Now, more uncomfortable rather than sore due to the 8 layers of stitches that need to heal inside of me over the next 3 months (2 weeks no driving; 3 weeks no sitting for long periods of time; and, a total of 6 weeks off school,) I am still lying on my back to sleep at night, propped up by 5 pillows (3 behind me and 2 under my knees.) Cabin fever is starting to set in, however even just short trips out of the house, leaves me feeling exhausted. It is certainly a case of the spirit being willing but the body not! Not yet. As for riding my motorbike.............NO chance until at least mid to end March. Going back to work a week early part-time, just to teach my two matric classes is under consideration, although at this stage, I do not need to make any hasty decisions. One step at a time!!!
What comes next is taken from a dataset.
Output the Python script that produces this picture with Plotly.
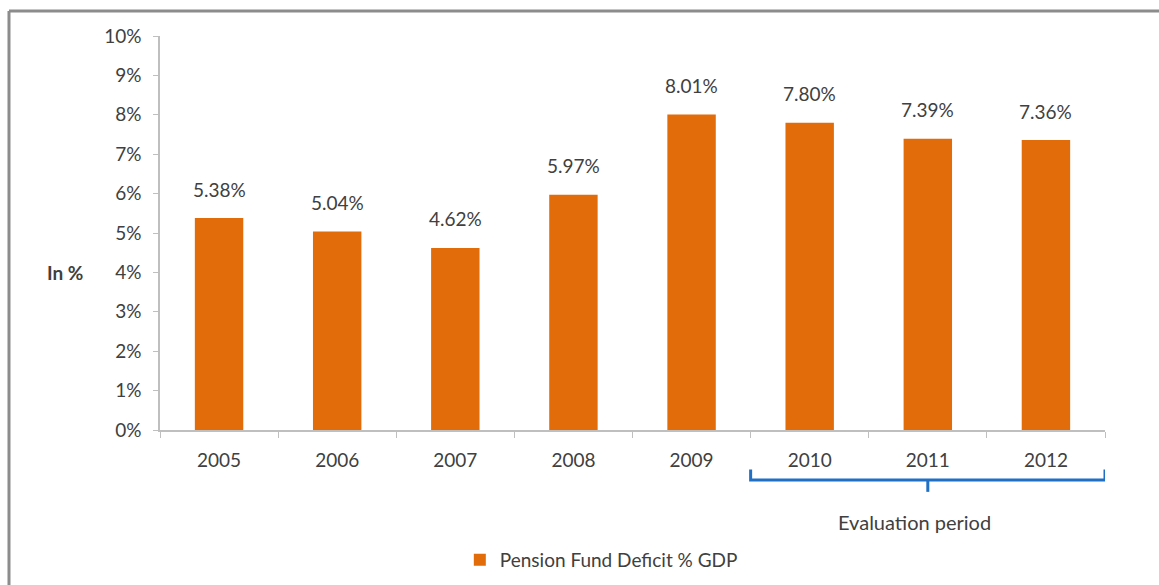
import plotly.graph_objects as go

years = ["2005", "2006", "2007", "2008", "2009", "2010", "2011", "2012"]
deficit_pct = [5.38, 5.04, 4.62, 5.97, 8.01, 7.80, 7.39, 7.36]
y_ticks = [0, 1, 2, 3, 4, 5, 6, 7, 8, 9, 10]
y_tick_labels = [f"{v}%" for v in y_ticks]
series_name = "Pension Fund Deficit % GDP"
bracket_note = "Evaluation period"

ORANGE = "#E36C0A"
TEXT = "#404040"
AXIS = "#BFBFBF"
FONT = "Lato, Calibri, sans-serif"
FS = 19

fig = go.Figure()
fig.add_trace(go.Bar(
    x=years, y=deficit_pct, name=series_name,
    marker=dict(color=ORANGE, line=dict(width=0)),
    width=0.41, showlegend=True,
))

# value labels above each bar (placed by category index)
for i, v in enumerate(deficit_pct):
    fig.add_annotation(x=i, xref="x", y=v, yref="y", text=f"{v:.2f}%",
                       showarrow=False, xanchor="center", yanchor="middle",
                       yshift=29,
                       font=dict(size=FS, color=TEXT, family=FONT))

# bracket under the evaluation years
start_idx = years.index("2010") - 0.5
end_idx = years.index("2012") + 0.5
mid_idx = (start_idx + end_idx) / 2
BLUE = "#1F6FC5"
br = dict(color=BLUE, width=3)
y_top, y_bar, y_tip = -0.100, -0.127, -0.157
fig.add_shape(type="path", xref="x", yref="paper",
              path=(f"M {start_idx} {y_top} L {start_idx} {y_bar} "
                    f"L {end_idx} {y_bar} L {end_idx} {y_top}"),
              line=br)
fig.add_shape(type="line", xref="x", yref="paper",
              x0=mid_idx, x1=mid_idx, y0=y_bar, y1=y_tip, line=br)
fig.add_annotation(x=mid_idx - 0.11, xref="x", y=-0.234, yref="paper",
                   text=bracket_note, showarrow=False,
                   xanchor="center", yanchor="middle",
                   font=dict(size=20, color=TEXT, family=FONT))

# y-axis caption
fig.add_annotation(x=-0.1005, xref="paper", y=0.401, yref="paper",
                   text="<b>In %</b>", showarrow=False,
                   xanchor="center", yanchor="middle",
                   font=dict(size=FS, color=TEXT, family=FONT))

# outer frame (top and left edges)
frame = dict(color="#8C8C8C", width=3)
fig.add_shape(type="line", xref="paper", yref="paper",
              x0=-0.1598, x1=1.2, y0=1.0635, y1=1.0635, line=frame)
fig.add_shape(type="line", xref="paper", yref="paper",
              x0=-0.1598, x1=-0.1598, y0=1.0635, y1=-0.5, line=frame)

fig.update_layout(
    width=1159, height=585,
    margin=dict(l=160, r=54, t=36, b=155, autoexpand=False),
    paper_bgcolor="white", plot_bgcolor="white",
    font=dict(family=FONT, size=FS, color=TEXT),
    legend=dict(orientation="h", x=0.467, xanchor="center",
                y=-0.33, yanchor="middle",
                font=dict(size=FS, color=TEXT, family=FONT),
                itemsizing="constant", itemwidth=30),
    xaxis=dict(type="category", range=[-0.5, len(years) - 0.5],
               showgrid=False, showline=True,
               linecolor=AXIS, linewidth=1.5, ticks="outside",
               tickson="boundaries", ticklen=6, tickcolor=AXIS,
               tickangle=0, ticklabelstandoff=12, automargin=False,
               tickfont=dict(size=FS, color=TEXT)),
    yaxis=dict(range=[0, 10], tickvals=y_ticks, ticktext=y_tick_labels,
               showgrid=False, showline=True, linecolor=AXIS, linewidth=1.5,
               ticks="outside", ticklen=5, tickcolor=AXIS,
               ticklabelstandoff=8, automargin=False,
               tickfont=dict(size=FS, color=TEXT), zeroline=False),
)

fig.write_html("out.html")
So, I am a sports model – a red Ford Mustang! A walking blind-ended vagina LOL Naturally, I am now worried about Sex, making love, fucking and falling off the bed. Having not ever given natural birth, there is nothing wrong with my vagina and it is as tight as ever. However, my female hormones are depleted and the two from my brain – Follicle Stimulating Hormone (FSH) and Lutenising Hormone (LH) are no longer necessary to control my menstrual cycle, as there is no longer the need for one; I am not sure now if they diminished (some research will be required.) But, what I do know, is that Sex and my inherent Sexuality (i.e. my libido) is all in my mind and there is nothing fucking wrong with that LOL!!!
Yes, there will obviously be initial hesitation in the expectation of discomfort or pain, the first time this Baby gets to be taken for a Test Drive, but that will depend on the Driver. The man who will hopefully look past the bigger scar in my bikini line (thank god there was no need for a longitudinal scar up to my belly button, due to the expertise of my obstetrician in removing the fibroid “alien” (you should see the photo’s) from inside of me.) Once healed – recommended 6 weeks – sex can be resumed and maybe, the missionary position will need to be replaced with other creative angles of approach, and much-needed intimacy once again enjoyed. In hindsight, my recent lack of libido was probably due to unconscious pelvic discomfort; another indication as to how important it is to be in tune with one’s body.
There is no longer the need for Smarties or tampons; no “honeymoon skips” (going straight from one Smartie packet to the next, skipping out on the red ones) to miss a menstruation, due to romantic/dirty weekends away; and, notwithstanding the astronomical costs of just being a woman LOL. The onset of menopause (hot flushes, vaginal dryness etc) is yet to be experienced and those symptoms can be easily remedied, although I have never had the need for KY jelly before and hopefully, the tsunami’s of desire with resume.
I am still very much a woman, just with fewer body parts LOL and it is my emotional and renewed physical well-being, which is going to now fuel this orgasmic engine into the red and beyond.....
ALL I NEED TO DO IS FIND THE RIGHT DRIVER!!!!!